I am presently in the slightly odd situation of no longer fitting that nicely into most men's clothing, and yet not quite fitting right in lots of women's clothes.

I have begun to fit nicely in some cuts of dress, but not always.

With a slight bust and a much, much slimmer waist (within six weeks of starting HRT I dropped about 6-7kg, almost all from my middle) men's t-shirts kind of hang off my chest, even if I do my usual trick of wearing a tight sports crop underneath to flatten.

Even my jackets sit less well over my shoulders now I've lost a lot of muscle mass up there.

So I often wear women's tees, as they're much more comfortable. But, damnit! I have so many awesome t-shirts from my decade as a t-shirt hoarder.

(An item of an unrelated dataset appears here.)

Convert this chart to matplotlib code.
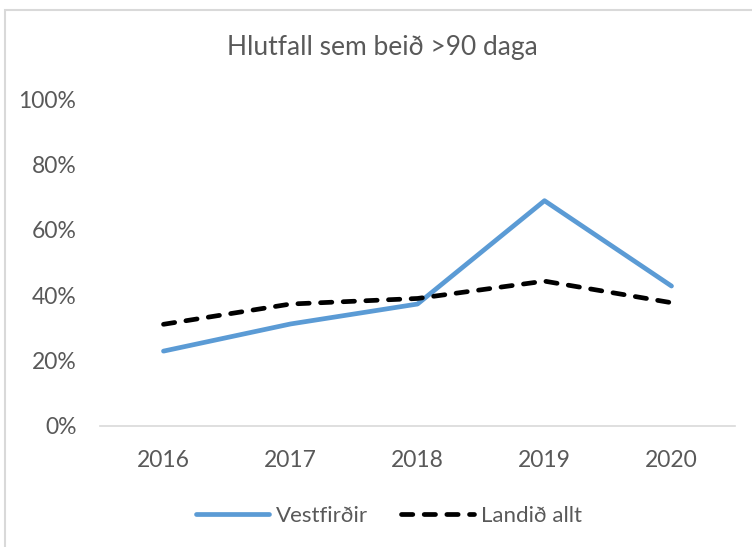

I'm going to have to get them altered eventually...

Anyway, my odd experiences clothing myself even when I'm trying to present in a very feminine way are curious, but what's surprised me and been really interesting is that while at first this felt like a "unique to transitioning" experience, it quickly became apparently to me that this is absolutely not the case.

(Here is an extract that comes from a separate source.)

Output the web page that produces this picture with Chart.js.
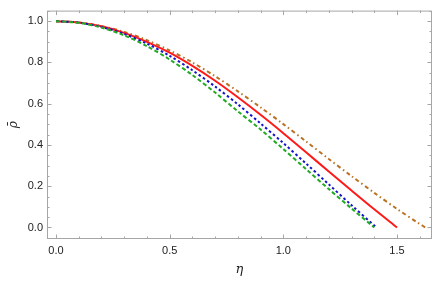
<!DOCTYPE html>
<html>
<head>
<meta charset="utf-8">
<script src="https://cdn.jsdelivr.net/npm/chart.js@4.4.0/dist/chart.umd.min.js"></script>
<style>
  body { margin: 0; background: #fff; }
  #wrap { width: 436px; height: 282px; }
</style>
</head>
<body>
<div id="wrap"><canvas id="plot" width="436" height="282"></canvas></div>
<script>
// values
var etaRed   = [0, 0.1, 0.2, 0.3, 0.4, 0.5, 0.6, 0.7, 0.8, 0.9, 1.0, 1.1, 1.2, 1.3, 1.4, 1.5];
var rhoRed   = [1, 0.994, 0.975, 0.943, 0.900, 0.847, 0.783, 0.711, 0.631, 0.546, 0.457, 0.365, 0.271, 0.179, 0.088, 0];
var etaBrown = [0, 0.1, 0.2, 0.3, 0.4, 0.5, 0.6, 0.7, 0.8, 0.9, 1.0, 1.1, 1.2, 1.3, 1.4, 1.5, 1.6, 1.625];
var rhoBrown = [1, 0.994, 0.976, 0.948, 0.908, 0.858, 0.800, 0.733, 0.660, 0.582, 0.501, 0.417, 0.332, 0.249, 0.168, 0.090, 0.017, 0];
var etaBlue  = [0, 0.1, 0.2, 0.3, 0.4, 0.5, 0.6, 0.7, 0.8, 0.9, 1.0, 1.1, 1.2, 1.3, 1.41];
var rhoBlue  = [1, 0.993, 0.972, 0.938, 0.891, 0.832, 0.762, 0.683, 0.597, 0.504, 0.409, 0.310, 0.209, 0.108, 0];
var etaGreen = [0, 0.1, 0.2, 0.3, 0.4, 0.5, 0.6, 0.7, 0.8, 0.9, 1.0, 1.1, 1.2, 1.3, 1.4];
var rhoGreen = [1, 0.992, 0.969, 0.931, 0.879, 0.814, 0.739, 0.654, 0.563, 0.475, 0.380, 0.283, 0.186, 0.092, 0];

var xTicks = [0, 0.5, 1.0, 1.5];
var yTicks = [0, 0.2, 0.4, 0.6, 0.8, 1.0];

function pts(xs, ys) {
  var out = [];
  for (var i = 0; i < xs.length; i++) out.push({x: xs[i], y: ys[i]});
  return out;
}

// mathematica style frame with inward ticks on every side
var framePlugin = {
  id: 'frame',
  afterDraw: function(chart) {
    var ctx = chart.ctx, a = chart.chartArea;
    var sx = chart.scales.x, sy = chart.scales.y;
    ctx.save();
    ctx.strokeStyle = '#a6a6a6';
    ctx.lineWidth = 1;
    ctx.strokeRect(a.left + 0.5, a.top + 0.5, a.right - a.left - 1, a.bottom - a.top - 1);
    ctx.beginPath();
    for (var i = 0; i <= 16; i++) {
      var px = Math.round(sx.getPixelForValue(i / 10)) + 0.5;
      var len = (i % 5 === 0) ? 4.5 : 2.5;
      ctx.moveTo(px, a.bottom); ctx.lineTo(px, a.bottom - len);
      ctx.moveTo(px, a.top); ctx.lineTo(px, a.top + len);
    }
    for (var j = 0; j <= 21; j++) {
      var py = Math.round(sy.getPixelForValue(j * 0.05)) + 0.5;
      var l2 = (j % 4 === 0) ? 4.5 : 2.5;
      ctx.moveTo(a.left, py); ctx.lineTo(a.left + l2, py);
      ctx.moveTo(a.right, py); ctx.lineTo(a.right - l2, py);
    }
    ctx.stroke();
    ctx.restore();
  }
};

var ctx = document.getElementById('plot');
var chart = new Chart(ctx, {
  type: 'scatter',
  data: {
    datasets: [
      {
        label: 'green',
        data: pts(etaGreen, rhoGreen),
        showLine: true,
        borderColor: '#22aa22',
        borderWidth: 2,
        borderDash: [4, 2.5],
        pointRadius: 0,
        tension: 0.3
      },
      {
        label: 'blue',
        data: pts(etaBlue, rhoBlue),
        showLine: true,
        borderColor: '#1414c8',
        borderWidth: 2,
        borderDash: [2.5, 2.5],
        pointRadius: 0,
        tension: 0.3
      },
      {
        label: 'red',
        data: pts(etaRed, rhoRed),
        showLine: true,
        borderColor: '#ff1a1a',
        borderWidth: 2,
        pointRadius: 0,
        tension: 0.3
      },
      {
        label: 'brown',
        data: pts(etaBrown, rhoBrown),
        showLine: true,
        borderColor: '#bb7022',
        borderWidth: 2,
        borderDash: [4, 3, 1.5, 3],
        pointRadius: 0,
        tension: 0.3
      }
    ]
  },
  options: {
    responsive: false,
    animation: false,
    layout: { padding: { top: 1, right: 4, left: 0, bottom: 0 } },
    plugins: { legend: { display: false }, tooltip: { enabled: false } },
    scales: {
      x: {
        type: 'linear',
        min: -0.0396,
        max: 1.654,
        grid: { display: false, drawTicks: false },
        border: { display: false },
        afterBuildTicks: function(s) { s.ticks = xTicks.map(function(v){ return {value: v}; }); },
        afterFit: function(s) { s.height = 43; },
        ticks: {
          padding: 5,
          color: '#222',
          font: { family: 'Liberation Sans', size: 11 },
          callback: function(v) { return Number(v).toFixed(1); }
        },
        title: {
          display: true,
          text: 'η',
          color: '#222',
          font: { family: 'DejaVu Serif', size: 13, style: 'italic' },
          padding: { top: 0, bottom: 5 }
        }
      },
      y: {
        type: 'linear',
        min: -0.0558,
        max: 1.0512,
        grid: { display: false, drawTicks: false },
        border: { display: false },
        afterBuildTicks: function(s) { s.ticks = yTicks.map(function(v){ return {value: v}; }); },
        afterFit: function(s) { s.width = 47; },
        ticks: {
          padding: 4,
          color: '#222',
          font: { family: 'Liberation Sans', size: 11 },
          callback: function(v) { return Number(v).toFixed(1); }
        },
        title: {
          display: true,
          text: 'ρ̄',
          color: '#222',
          font: { family: 'DejaVu Serif', size: 12, style: 'italic' },
          padding: { top: 7, bottom: 0 }
        }
      }
    }
  },
  plugins: [framePlugin]
});
</script>
</body>
</html>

As I spoke to lady friends, I got similar stories. "I don't have much of a waist. I use the following tricks and types of outfits to work around that..."

"I'm really self-conscious about having small breasts. So I tend to..."

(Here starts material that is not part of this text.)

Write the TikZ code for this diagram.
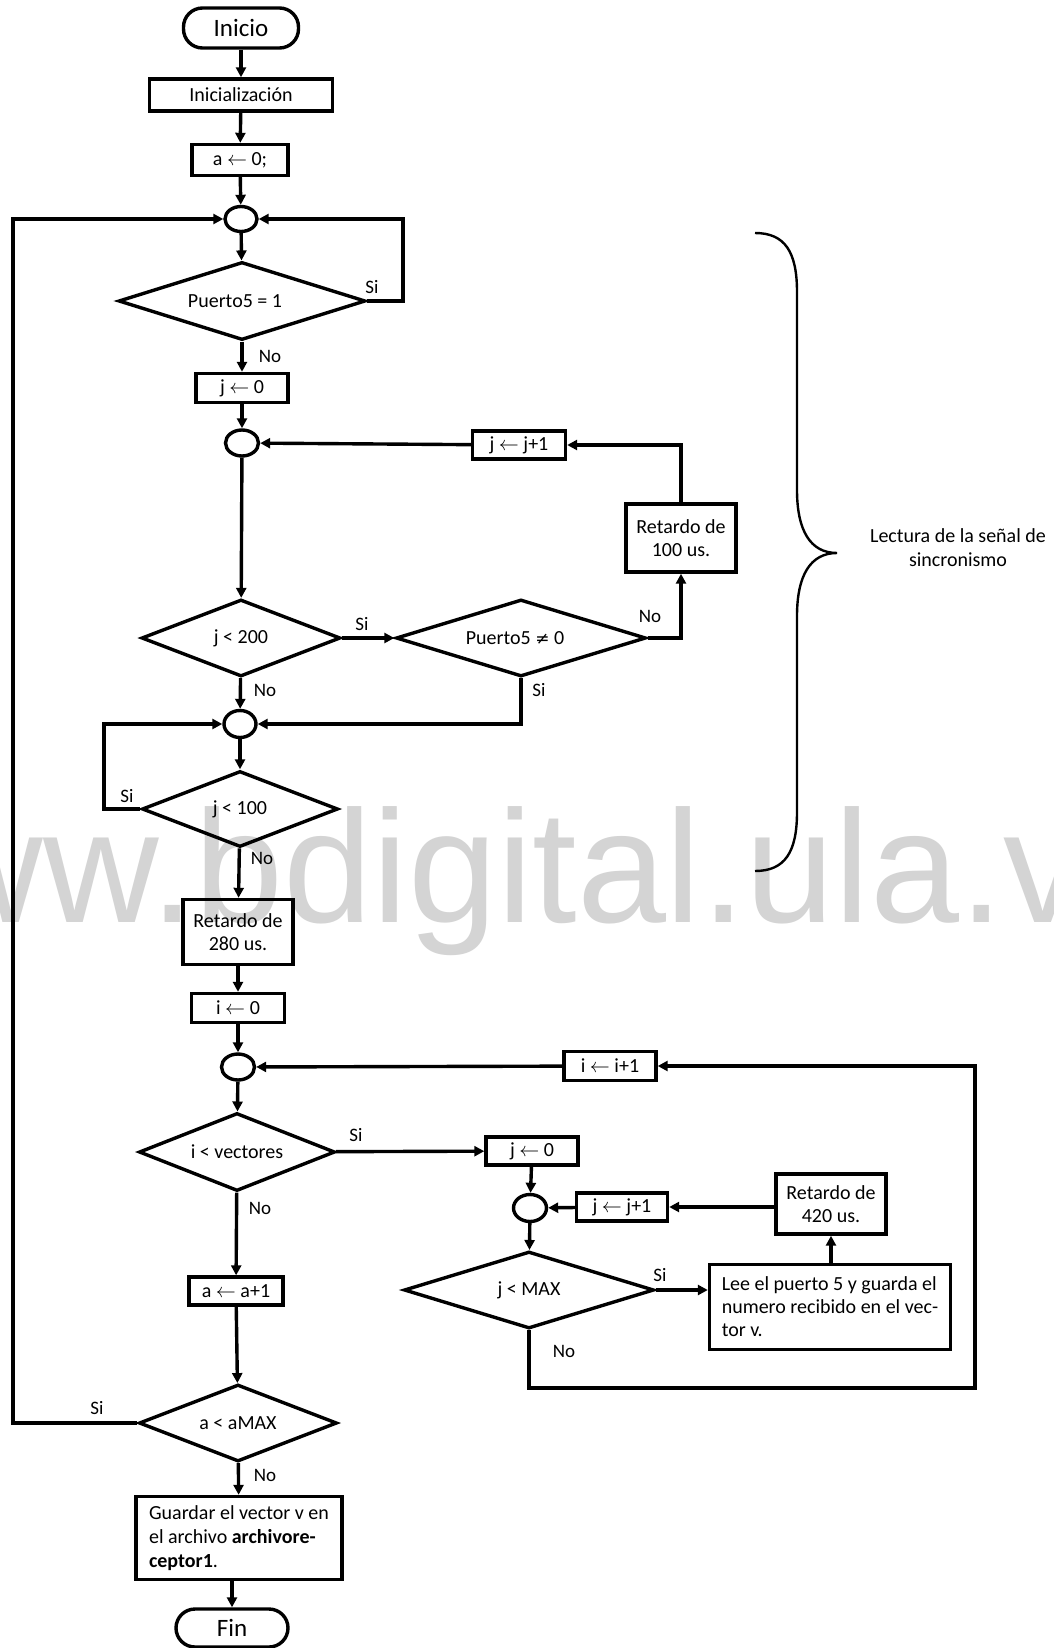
\documentclass[tikz,border=0pt]{standalone}
\usepackage{fontspec}
\setmainfont{Carlito}
\newfontfamily\symfont{DejaVu Sans}
\newfontfamily\wmfont{Liberation Sans}
\usetikzlibrary{shapes.geometric,arrows.meta}

% assignment arrow
\newcommand{\asg}{{\fontsize{10}{10}\selectfont$\leftarrow$}}

\begin{document}
\begin{tikzpicture}[x=0.5pt,y=-0.5pt,
  every node/.style={font=\fontsize{10}{11.5}\selectfont},
  ln/.style={line width=1.7pt},
  arr/.style={ln,-{Triangle[length=5pt,width=5pt]}},
  proc/.style n args={2}{draw,ln,rectangle,inner sep=0pt,minimum width=#1,minimum height=#2},
  term/.style n args={2}{draw,ln,rectangle,rounded corners=9.5pt,inner sep=0pt,minimum width=#1,minimum height=#2,font=\fontsize{12.5}{14}\selectfont},
  dec/.style n args={2}{draw,ln,diamond,aspect=2.5,inner sep=0pt,minimum width=#1,minimum height=#2},
  conn/.style n args={2}{draw,ln,ellipse,inner sep=0pt,minimum width=#1,minimum height=#2},
  lbl/.style={inner sep=0pt,font=\fontsize{9.5}{11}\selectfont},
]
\useasboundingbox (0,0) rectangle (1054,1648);
\clip (0,0) rectangle (1054,1648);
\fill[white] (0,0) rectangle (1054,1648);

% watermark
\node[anchor=base west,inner sep=0pt,text=black!17,
      font=\wmfont\fontsize{80}{80}\selectfont] (wm) at (-188,922) {www.bdigital.ula.ve};

% ---- synchronism reading ----
\node[term={57.5pt}{20pt}] (start) at (241,28) {Inicio};
\node[proc={91.5pt}{16pt}] (init) at (241,95) {Inicialización};
\node[proc={48pt}{15.5pt}] (a0) at (240,160) {a \asg{} 0;};
\node[conn={16pt}{12.5pt}] (c1) at (241,219) {};
\node[dec={123.5pt}{39pt}] (d1) at (242,301) {\hspace*{-7pt}Puerto5 = 1};
\node[proc={46pt}{14.5pt}] (j0) at (242,388) {j \asg{} 0};
\node[conn={16.5pt}{13pt}] (c2) at (242,443) {};
\node[proc={46.5pt}{14pt}] (jinc) at (519,445) {j \asg{} j+1};
\node[proc={55pt}{34pt},align=center] (ret100) at (681,538) {Retardo de\\100 us.};
\node[dec={99.5pt}{38.5pt}] (d2) at (241,638) {j < 200};
\node[dec={125pt}{38.5pt}] (d3) at (521,638) {\hspace*{-6pt}Puerto5 {\symfont\fontsize{8.5}{8.5}\selectfont ≠} 0};
\node[conn={16pt}{13.5pt}] (c3) at (240,724) {};
\node[dec={98pt}{38pt}] (d4) at (240,809) {j < 100};
\node[proc={55pt}{32.5pt},align=center] (ret280) at (238,932) {Retardo de\\280 us.};

% ---- vector reading ----
\node[proc={46.5pt}{14.5pt}] (i0) at (238,1008) {i \asg{} 0};
\node[conn={16.5pt}{13pt}] (c4) at (238,1067) {};
\node[proc={46pt}{14.5pt}] (iinc) at (610,1066) {i \asg{} i+1};
\node[dec={98pt}{39pt}] (d5) at (237,1152) {i < vectores};
\node[proc={46pt}{14pt}] (j0b) at (532,1151) {j \asg{} 0};
\node[conn={16.5pt}{13.5pt}] (c5) at (530,1208) {};
\node[proc={45.5pt}{14pt}] (jincb) at (622,1207) {j \asg{} j+1};
\node[proc={55pt}{30pt},align=center] (ret420) at (831,1204) {Retardo de\\420 us.};
\node[dec={125pt}{38.5pt}] (d6) at (529,1290) {j < MAX};
\node[proc={120.5pt}{42.5pt},align=left] (lee) at (830,1307)
  {Lee el puerto 5 y guarda el\\numero recibido en el vec-\\tor v.};
\node[proc={47pt}{14pt}] (ainc) at (236,1291) {a \asg{} a+1};
\node[dec={99pt}{38.5pt}] (d7) at (238,1423) {a < aMAX};
\node[proc={103pt}{41.5pt},align=left,font=\fontsize{10}{12}\selectfont] (save) at (239,1538)
  {Guardar el vector v en\\el archivo \textbf{archivore-}\\\textbf{ceptor1}.};
\node[term={56pt}{19pt}] (fin) at (232,1628) {Fin};

% corner points of the loops
\coordinate (r1) at (403,301);
\coordinate (l2) at (104,809);
\coordinate (b1) at (975,1388);
\coordinate (b2) at (13,1423);

% ---- connectors ----
\draw[arr] (start) -- (init);
\draw[arr] (init) -- (a0);
\draw[arr] (a0) -- (c1);
\draw[arr] (c1) -- (d1);
\draw[arr] (d1.east) -- (r1) |- (c1.east);
\draw[arr] (d1) -- (j0);
\draw[arr] (j0) -- (c2);
\draw[arr] (c2) -- (d2);
\draw[arr] (d2) -- (d3);
\draw[arr] (d3.east) -| (ret100.south);
\draw[arr] (ret100.north) |- (jinc.east);
\draw[arr] (jinc) -- (c2);
\draw[arr] (d2) -- (c3);
\draw[arr] (d3.south) |- (c3.east);
\draw[arr] (d4.west) -- (l2) |- (c3.west);
\draw[arr] (c3) -- (d4);
\draw[arr] (d4) -- (ret280);
\draw[arr] (ret280) -- (i0);
\draw[arr] (i0) -- (c4);
\draw[arr] (c4) -- (d5);
\draw[arr] (d5) -- (j0b);
\draw[arr] (j0b) -- (c5);
\draw[arr] (c5) -- (d6);
\draw[arr] (d6.east) -- (d6.east -| lee.west);
\draw[arr] (lee.north -| ret420) -- (ret420.south);
\draw[arr] (jincb.east -| ret420.west) -- (jincb.east);
\draw[arr] (jincb) -- (c5);
\draw[arr] (d6.south) |- (b1) |- (iinc.east);
\draw[arr] (iinc) -- (c4);
\draw[arr] (d5) -- (ainc);
\draw[arr] (ainc) -- (d7);
\draw[arr] (d7.west) -- (b2) |- (c1.west);
\draw[arr] (d7) -- (save);
\draw[arr] (save.south -| fin.north) -- (fin.north);

% ---- branch labels ----
\node[lbl] (si1) at (372,287) {Si};
\node[lbl] (no1) at (270,356) {No};
\node[lbl] (si2) at (362,624) {Si};
\node[lbl] (no2) at (650,616) {No};
\node[lbl] (si3) at (539,690) {Si};
\node[lbl] (no3) at (265,690) {No};
\node[lbl] (si4) at (127,796) {Si};
\node[lbl] (no4) at (262,858) {No};
\node[lbl] (si5) at (356,1135) {Si};
\node[lbl] (no5) at (260,1208) {No};
\node[lbl] (si6) at (660,1275) {Si};
\node[lbl] (no6) at (564,1351) {No};
\node[lbl] (si7) at (97,1408) {Si};
\node[lbl] (no7) at (265,1475) {No};

% ---- brace grouping the synchronism stage ----
\draw[line width=1.2pt]
  (755,233) .. controls (785,233) and (797,252) .. (797,292)
  -- (797,490) .. controls (797,530) and (810,553) .. (837,553)
  .. controls (810,553) and (797,576) .. (797,616)
  -- (797,812) .. controls (797,852) and (785,871) .. (755,871);
\node[align=center,font=\fontsize{10}{12}\selectfont] (bracelbl) at (958,548)
  {Lectura de la señal de\\sincronismo};
\end{tikzpicture}
\end{document}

And it goes on to other things...

"I hate my hips. They're so big. So I tend to wear stuff like..."

I had no illusions that all women magically wore the same type of clothes perfectly. You'd have ben totally blind to think that.

But it has still been eye-opening to me just how much effort most women have to go through if they want to adhere even a little to the kind of look that women are all assumed to have and are judged against.

After all, hormones aren't some zero-sum thing. Men have more testosterone than oestrogen generally, and the reverse for women. But there are other hormones, and different levels affect different genetics in different ways.

So there are a ton of cis people who are often mis-gendered, and have either consciously or subconsciously learned how to dress and behave to negate this. (Or rather laudably just gone 'eh, whatever'. In which case, rock on!)

Even things I thought would be relatively trans-specific, such as dealing with facial hair (not everyone can afford laser hair removal and almost NOBODY can afford or wants to deal with hair electrolysis), are still not things I and other trans women have to deal with.

At all.

More women than I ever realised wax, shave or have noticeable facial hair removed some other way - like blasting their face with a laser in the same way I do.

Thing is, this has been surprising and fascinating to me, and I had previously thought of myself as pretty aware of women's issues - be they social or physical.

But just in terms of dressing and presenting, there is more complexity and stress involved than I'd ever have previously imagined.

And, honestly, right now it's fun for me... but I'm sure in years it'll be hard not to just be over all of it.